It’s smoky here in Northern California. Fires are raging and when I go outside, my head turns to mush…along with getting a runny noise and coughing. The joys of living in a wildfire district! But as I try to stay inside, I’m reminded of how this “foggy head” is how kids with learning issues feel all the time!
It’s like they have to wade through deep smoke…or mud…or pasta…or whatever…to grasp certain concepts, ideas, or facts necessary to pass tests, read assignments, or otherwise try to survive in a modern classroom. Even though these kids are bright, it takes them longer to slog through the “mush” and get to the important information. This slower processing speed leaves them significantly behind their peers.
Did you know that researchers have found that if you look in certain directions that you can access parts of your brain for learning? For instance, if you look up and to the left, you will access the visual memory portion of your brain. And if you can perform certain cross-lateral movements while looking in those certain directions, that you can build new neural pathways in the brain.
Of course, a full brain integration session would involve a more complete and specific union, but you can have your child do a basic cross crawl while looking in certain directions. This exercise will help your child process information in a cleaner, faster way, which is what we want!
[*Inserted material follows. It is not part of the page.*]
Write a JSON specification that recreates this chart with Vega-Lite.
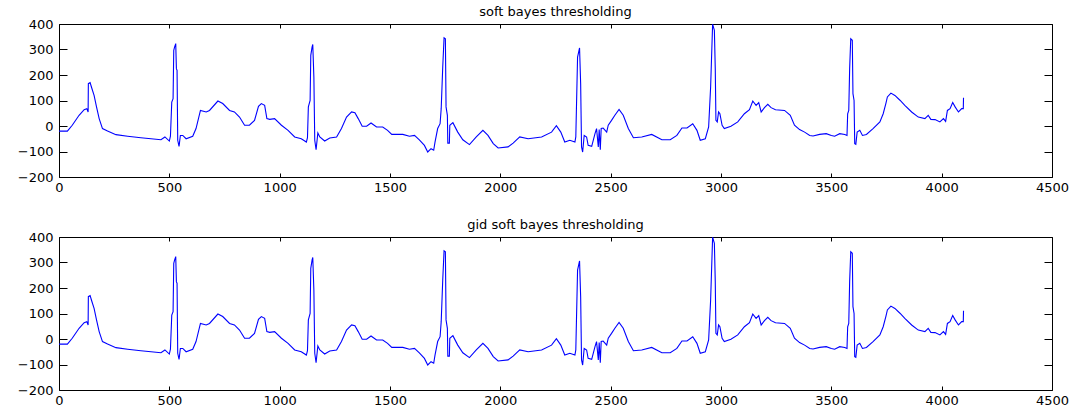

If you add an exercise like a basic cross-crawl to these “points” of vision, then you can help build new neural pathways in the brain. This research has been around for a long time, yet few people use it to help learning difficulties!
The cross-crawl is easy to do. Just have your child march in place except have him hit his knee from the other direction while doing the march. For instance, if your child’s left knee is coming up during the march, you’ll have him hit it with his right hand, and so on.
Just remember to NOT let your child count while doing this exercise! I usually talk to students or sing songs with them while doing this, just to be sure.
So, why don’t you give it a try and see if your students or children can get those bodies moving and help clear the “smoke” out of their brains!